A monorepo architecture keeps many projects, services, or libraries in a single version-controlled repository with shared tooling and history.

A monorepo puts everything in one repository: multiple services, shared libraries, and tooling, all versioned together. It is not the same as a monolith (which is one deployable); a monorepo can hold many independently deployable services. The architecture choice has a large, direct effect on how CI is structured, because naive CI would rebuild the world on every change.

One repo, many projects

Multiple projects share a single repository, a unified history, and common tooling. A change can span several projects in one atomic commit, and shared libraries are used directly rather than published and versioned between repos.

Why teams choose it

  • Atomic cross-project changes in a single commit.
  • One place for shared code, tooling, and standards.
  • Easy large-scale refactors across many projects.
  • No version-skew dance between separate dependency repos.

The CI challenge

The defining monorepo CI problem is selective builds: rebuilding and testing everything on every commit is wasteful and slow. You need to determine which projects a change affects and build only those, using a build graph and change detection.

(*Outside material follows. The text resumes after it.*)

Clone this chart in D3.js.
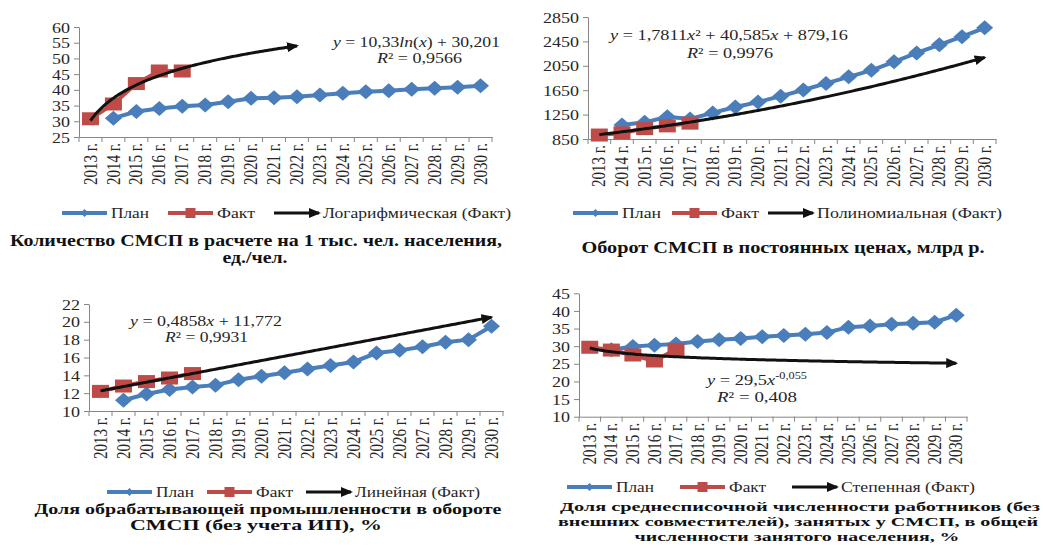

Affected-project detection

Monorepo build tools compute a dependency graph and, from the changed files, derive the set of affected projects. The pipeline then builds and tests only that set. Getting this right is what keeps a large monorepo CI fast instead of brutal.

Caching and parallelism

Remote build caches and task parallelism are essential at scale: unchanged projects reuse cached results, and independent tasks run concurrently. Without them, monorepo CI time grows with the whole repo, not with the change.

Scaling monorepo CI

Selective builds plus caching and parallelism keep monorepo pipelines fast, but they lean heavily on warm, cache-backed runners. Latchkey runners keep dependency and build caches warm so affected-project builds reuse prior work instead of starting cold.

Key takeaways

  • A monorepo architecture holds many projects in one repository with shared tooling.
  • It is not a monolith; it can contain many independently deployable services.
  • Selective builds, caching, and parallelism are what keep monorepo CI fast.